Con caminar pausado, mirada brillante y una sonrisa permanente, las monjas misioneras Maria Victoria Escandell Tur, Esperança Roig Torres y Antonia Tur Ribas explican sus vivencias en países de América Latina y África, donde llevan proyectos de ayuda a la población autóctona. Las unen dos características: ser «ibicencas de pura cepa», como dice Antonia, y tener una vocación por ayudar a los demás que las ha llevado a viajar y a vivir rodeadas de miseria, pobreza y violencia durante años.

Victoria está destinada actualmente en México, en el céntrico estado de Hidalgo, donde se dedica a obras misionales en las que imparte catequesis por las iglesias de la zona y ayuda a familias pobres de los pueblos con problemas estructurales. «Hay casas con desastres familiares muy graves, hombres que abandonan a sus mujeres y las dejan a cargo de los hijos y en situaciones muy precarias», explica la misionera.

Esta mujer, de 68 años, lleva más de dos décadas como misionera. En 1984 llegó a la República Democrática del Congo, donde ejerció como enfermera atendiendo a personas con enfermedades tropicales. Victoria recuerda que durante esos años, el Consell Insular colaboró en la construcción de un centro de desarrollo para la mujer y trabajó durante muchos años promocionando la labor de las mujeres. La monja cuenta divertida que tuvo que aprender a hablar suajili.

Una de las etapas más duras de su vida tuvo lugar en 1994, cuando estalló la guerra de Ruanda. La monja se emociona al recordar aquella época. «Buscaba cosas para los refugiados que estaban en los campos de Goma. Cuando los militares se dormían, ellos atravesaban los campos hasta llegar hasta nosotros, que les dábamos alimentos, medicamentos y vestidos». Un año más tarde la destinaron a Ruanda. «Cuando llegamos allí el genocidio ya había destrozado todo. Yo me ocupaba de los niños malnutridos, y muchos lamentablemente se morían», cuenta Victoria. Después de tres años, la enviaron a Camerún donde, con la colaboración de Ibiza Diócesis Misionera, construyeron un hospital de maternidad y se ocupaba de un centro de formación para la mujer.

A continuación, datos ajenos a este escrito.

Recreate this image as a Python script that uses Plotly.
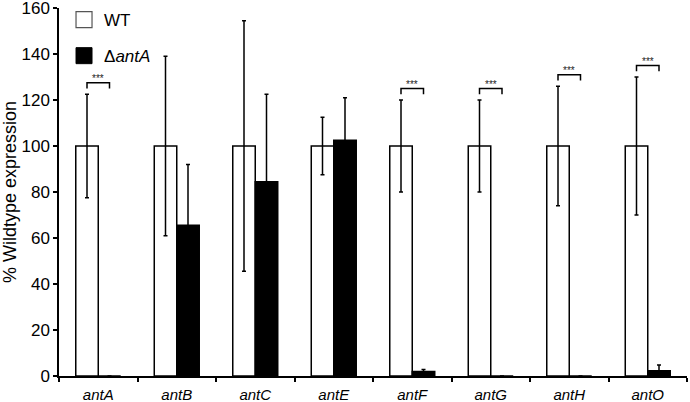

«Yo no he vivido situaciones tan dramáticas como las de Victoria, pero también me enfrento cada día a la pobreza», cuenta Esperança, quien vive desde hace 23 años en la ciudad de Trujillo, en Perú. Trabaja en una barriada de unos 200.000 habitantes, donde han costruido una escuela, subvencionada por el Fons Pitïús de Cooperació, para 80 niños y un comedor infantil en el que sirven 150 raciones diarias. «No tenemos una ayuda fija, vivimos de la providencia y de la buena gente», explica Esperança, que agradece la «buena voluntad de los ibicencos que tanto colaboran en los proyectos de manera anónima». La misionera cuenta que la vida allí no es fácil, aunque añade: «todas las dificultades que hemos tenido nos han ayudado en nuestra manera de ser y convivimos con gente muy acogedora».

La última de las misioneras, Antonia Tur, nació en es Cubells y cuenta que desde pequeña tuvo vocación de misionera. Estudió magisterio, psicología y enfermería, y siempre mantuvo sus ganas de ayudar a los demás. En los noventa la destinaron a la cordillera de los Andes, donde trabajaba con comunidades indígenas. Después de diez años coordinando proyectos de Ibiza Misionera desde la isla, ahora vive en la capital de Perú, Lima, desde el 2008, donde ayuda pastoralmente a una comunidad de las afueras de las ciudad.

Ahora las tres se encuentran de vacaciones en Ibiza, y después volverán otra vez a México y a Perú. Las misioneras recuerdan que el 15 de agosto es el día en que se reza por los misioneros y se realiza una colecta que ayuda a respaldar económicamente a los proyectos.